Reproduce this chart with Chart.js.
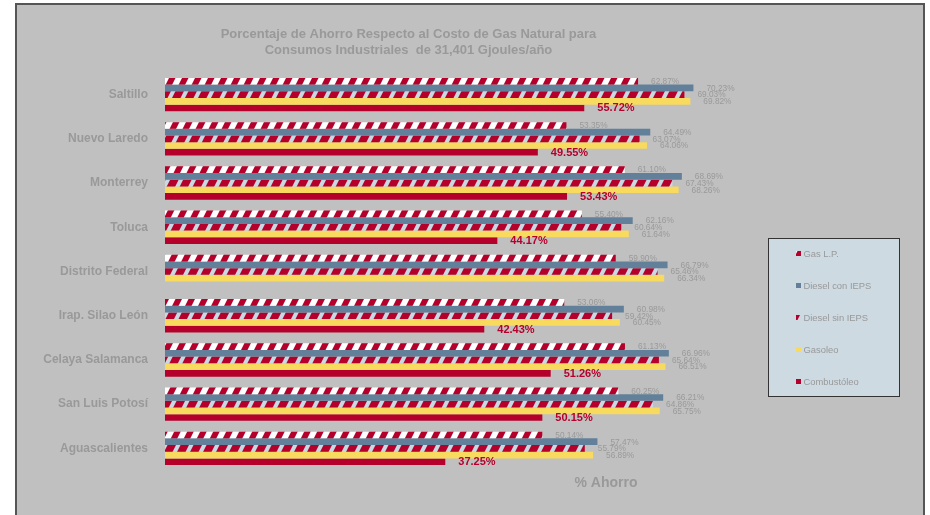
<!DOCTYPE html>
<html>
<head>
<meta charset="utf-8">
<script src="https://cdn.jsdelivr.net/npm/chart.js@4.4.0/dist/chart.umd.min.js"></script>
<style>
  body { margin: 0; background: #fff; }
  #frame { position: absolute; left: 15px; top: 3px; width: 906px; height: 530px;
           background: #c0c0c0; border: 2px solid #555; border-bottom: none; }
  #wrap { position: absolute; left: 0; top: 0; width: 930px; height: 515px; }
</style>
</head>
<body>
<div id="frame"></div>
<div id="wrap"><canvas id="chart" width="930" height="515"></canvas></div>
<script>
const cities = ['Saltillo', 'Nuevo Laredo', 'Monterrey', 'Toluca', 'Distrito Federal',
                'Irap. Silao León', 'Celaya Salamanca', 'San Luis Potosí', 'Aguascalientes'];
const gasLP        = [62.87, 53.35, 61.10, 55.40, 59.90, 53.06, 61.13, 60.25, 50.14];
const dieselConIEPS = [70.23, 64.49, 68.69, 62.16, 66.79, 60.98, 66.96, 66.21, 57.47];
const dieselSinIEPS = [69.03, 63.07, 67.43, 60.64, 65.46, 59.42, 65.64, 64.86, 55.79];
const gasoleo      = [69.82, 64.06, 68.26, 61.64, 66.34, 60.45, 66.51, 65.75, 56.89];
const combustoleo  = [55.72, 49.55, 53.43, 44.17, null, 42.43, 51.26, 50.15, 37.25];

const FONT = '"Liberation Sans", Arial, sans-serif';
const GRAY = '#999999';
const RED = '#b5002b';

// diagonal stripe fill like the excel pattern (period 13px, gentle slope)
function stripes(bg, fg, w) {
    const s = 13, h = 26;
    const c = document.createElement('canvas');
    c.width = s; c.height = h;
    const g = c.getContext('2d');
    g.fillStyle = bg;
    g.fillRect(0, 0, s, h);
    g.fillStyle = fg;
    for (const o of [0, s, 2 * s]) {
        g.beginPath();
        g.moveTo(o, 0); g.lineTo(o + w, 0); g.lineTo(o + w - s, h); g.lineTo(o - s, h);
        g.closePath();
        g.fill();
    }
    return g.createPattern(c, 'repeat');
}

const datasets = [
    { label: 'Gas L.P.', data: gasLP, backgroundColor: stripes('#ffffff', RED, 6.5) },
    { label: 'Diesel con IEPS', data: dieselConIEPS, backgroundColor: '#62809a' },
    { label: 'Diesel sin IEPS', data: dieselSinIEPS, backgroundColor: stripes('#c9d9e4', RED, 8.5) },
    { label: 'Gasoleo', data: gasoleo, backgroundColor: '#f8da5e' },
    { label: 'Combustóleo', data: combustoleo, backgroundColor: RED }
];

// value labels at the end of each bar
const valueLabels = {
    id: 'valueLabels',
    afterDatasetsDraw(chart) {
        const ctx = chart.ctx;
        ctx.save();
        ctx.textBaseline = 'middle';
        ctx.textAlign = 'left';
        chart.data.datasets.forEach((ds, i) => {
            const meta = chart.getDatasetMeta(i);
            meta.data.forEach((bar, j) => {
                const v = ds.data[j];
                if (v == null) return;
                if (i === 4) {
                    ctx.font = 'bold 11px ' + FONT;
                    ctx.fillStyle = RED;
                } else {
                    ctx.font = '8.3px ' + FONT;
                    ctx.fillStyle = GRAY;
                }
                ctx.fillText(v.toFixed(2) + '%', bar.x + 13, bar.y + 0.5);
            });
        });
        ctx.restore();
    }
};

// boxed legend on the right and the axis caption
const sideLegend = {
    id: 'sideLegend',
    afterDraw(chart) {
        const ctx = chart.ctx;
        ctx.save();
        ctx.fillStyle = '#cddae2';
        ctx.fillRect(768, 238, 132, 159);
        ctx.strokeStyle = '#333';
        ctx.lineWidth = 1;
        ctx.strokeRect(768.5, 238.5, 131, 158);
        ctx.font = '9.4px ' + FONT;
        ctx.textBaseline = 'middle';
        chart.data.datasets.forEach((ds, i) => {
            const y = 254 + i * 32;
            ctx.fillStyle = ds.backgroundColor;
            ctx.fillRect(796, y - 3, 5, 5);
            ctx.fillStyle = GRAY;
            ctx.fillText(ds.label, 803.5, y);
        });
        ctx.font = 'bold 14px ' + FONT;
        ctx.textAlign = 'center';
        ctx.fillStyle = GRAY;
        ctx.fillText('% Ahorro', chart.scales.x.getPixelForValue(58.6), 483);
        ctx.restore();
    }
};

new Chart(document.getElementById('chart'), {
    type: 'bar',
    data: { labels: cities, datasets },
    options: {
        indexAxis: 'y',
        responsive: false,
        animation: false,
        devicePixelRatio: 1,
        categoryPercentage: 0.755,
        barPercentage: 1,
        borderWidth: 0,
        layout: { padding: { left: 0, right: 113, top: 0, bottom: 44.5 } },
        plugins: {
            legend: { display: false },
            tooltip: { enabled: false },
            title: {
                display: true,
                text: ['Porcentaje de Ahorro Respecto al Costo de Gas Natural para',
                       'Consumos Industriales  de 31,401 Gjoules/año'],
                color: GRAY,
                font: { family: FONT, size: 13, weight: 'bold', lineHeight: 1.25 },
                padding: { top: 26, bottom: 14 }
            }
        },
        scales: {
            x: { display: false, min: 0, max: 86.65 },
            y: {
                grid: { display: false, drawTicks: false },
                border: { display: false },
                ticks: { color: GRAY, padding: 17, font: { family: FONT, size: 12, weight: 'bold' } },
                afterFit(scale) { scale.width = 165; }
            }
        }
    },
    plugins: [valueLabels, sideLegend]
});
</script>
</body>
</html>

● Exercise instructions
Quote the data above in full, leaving out the pictures it holds.

● Answer in full
Reproduce this chart with Chart.js.
<!DOCTYPE html>
<html>
<head>
<meta charset="utf-8">
<script src="https://cdn.jsdelivr.net/npm/chart.js@4.4.0/dist/chart.umd.min.js"></script>
<style>
  body { margin: 0; background: #fff; }
  #frame { position: absolute; left: 15px; top: 3px; width: 906px; height: 530px;
           background: #c0c0c0; border: 2px solid #555; border-bottom: none; }
  #wrap { position: absolute; left: 0; top: 0; width: 930px; height: 515px; }
</style>
</head>
<body>
<div id="frame"></div>
<div id="wrap"><canvas id="chart" width="930" height="515"></canvas></div>
<script>
const cities = ['Saltillo', 'Nuevo Laredo', 'Monterrey', 'Toluca', 'Distrito Federal',
                'Irap. Silao León', 'Celaya Salamanca', 'San Luis Potosí', 'Aguascalientes'];
const gasLP        = [62.87, 53.35, 61.10, 55.40, 59.90, 53.06, 61.13, 60.25, 50.14];
const dieselConIEPS = [70.23, 64.49, 68.69, 62.16, 66.79, 60.98, 66.96, 66.21, 57.47];
const dieselSinIEPS = [69.03, 63.07, 67.43, 60.64, 65.46, 59.42, 65.64, 64.86, 55.79];
const gasoleo      = [69.82, 64.06, 68.26, 61.64, 66.34, 60.45, 66.51, 65.75, 56.89];
const combustoleo  = [55.72, 49.55, 53.43, 44.17, null, 42.43, 51.26, 50.15, 37.25];

const FONT = '"Liberation Sans", Arial, sans-serif';
const GRAY = '#999999';
const RED = '#b5002b';

// diagonal stripe fill like the excel pattern (period 13px, gentle slope)
function stripes(bg, fg, w) {
    const s = 13, h = 26;
    const c = document.createElement('canvas');
    c.width = s; c.height = h;
    const g = c.getContext('2d');
    g.fillStyle = bg;
    g.fillRect(0, 0, s, h);
    g.fillStyle = fg;
    for (const o of [0, s, 2 * s]) {
        g.beginPath();
        g.moveTo(o, 0); g.lineTo(o + w, 0); g.lineTo(o + w - s, h); g.lineTo(o - s, h);
        g.closePath();
        g.fill();
    }
    return g.createPattern(c, 'repeat');
}

const datasets = [
    { label: 'Gas L.P.', data: gasLP, backgroundColor: stripes('#ffffff', RED, 6.5) },
    { label: 'Diesel con IEPS', data: dieselConIEPS, backgroundColor: '#62809a' },
    { label: 'Diesel sin IEPS', data: dieselSinIEPS, backgroundColor: stripes('#c9d9e4', RED, 8.5) },
    { label: 'Gasoleo', data: gasoleo, backgroundColor: '#f8da5e' },
    { label: 'Combustóleo', data: combustoleo, backgroundColor: RED }
];

// value labels at the end of each bar
const valueLabels = {
    id: 'valueLabels',
    afterDatasetsDraw(chart) {
        const ctx = chart.ctx;
        ctx.save();
        ctx.textBaseline = 'middle';
        ctx.textAlign = 'left';
        chart.data.datasets.forEach((ds, i) => {
            const meta = chart.getDatasetMeta(i);
            meta.data.forEach((bar, j) => {
                const v = ds.data[j];
                if (v == null) return;
                if (i === 4) {
                    ctx.font = 'bold 11px ' + FONT;
                    ctx.fillStyle = RED;
                } else {
                    ctx.font = '8.3px ' + FONT;
                    ctx.fillStyle = GRAY;
                }
                ctx.fillText(v.toFixed(2) + '%', bar.x + 13, bar.y + 0.5);
            });
        });
        ctx.restore();
    }
};

// boxed legend on the right and the axis caption
const sideLegend = {
    id: 'sideLegend',
    afterDraw(chart) {
        const ctx = chart.ctx;
        ctx.save();
        ctx.fillStyle = '#cddae2';
        ctx.fillRect(768, 238, 132, 159);
        ctx.strokeStyle = '#333';
        ctx.lineWidth = 1;
        ctx.strokeRect(768.5, 238.5, 131, 158);
        ctx.font = '9.4px ' + FONT;
        ctx.textBaseline = 'middle';
        chart.data.datasets.forEach((ds, i) => {
            const y = 254 + i * 32;
            ctx.fillStyle = ds.backgroundColor;
            ctx.fillRect(796, y - 3, 5, 5);
            ctx.fillStyle = GRAY;
            ctx.fillText(ds.label, 803.5, y);
        });
        ctx.font = 'bold 14px ' + FONT;
        ctx.textAlign = 'center';
        ctx.fillStyle = GRAY;
        ctx.fillText('% Ahorro', chart.scales.x.getPixelForValue(58.6), 483);
        ctx.restore();
    }
};

new Chart(document.getElementById('chart'), {
    type: 'bar',
    data: { labels: cities, datasets },
    options: {
        indexAxis: 'y',
        responsive: false,
        animation: false,
        devicePixelRatio: 1,
        categoryPercentage: 0.755,
        barPercentage: 1,
        borderWidth: 0,
        layout: { padding: { left: 0, right: 113, top: 0, bottom: 44.5 } },
        plugins: {
            legend: { display: false },
            tooltip: { enabled: false },
            title: {
                display: true,
                text: ['Porcentaje de Ahorro Respecto al Costo de Gas Natural para',
                       'Consumos Industriales  de 31,401 Gjoules/año'],
                color: GRAY,
                font: { family: FONT, size: 13, weight: 'bold', lineHeight: 1.25 },
                padding: { top: 26, bottom: 14 }
            }
        },
        scales: {
            x: { display: false, min: 0, max: 86.65 },
            y: {
                grid: { display: false, drawTicks: false },
                border: { display: false },
                ticks: { color: GRAY, padding: 17, font: { family: FONT, size: 12, weight: 'bold' } },
                afterFit(scale) { scale.width = 165; }
            }
        }
    },
    plugins: [valueLabels, sideLegend]
});
</script>
</body>
</html>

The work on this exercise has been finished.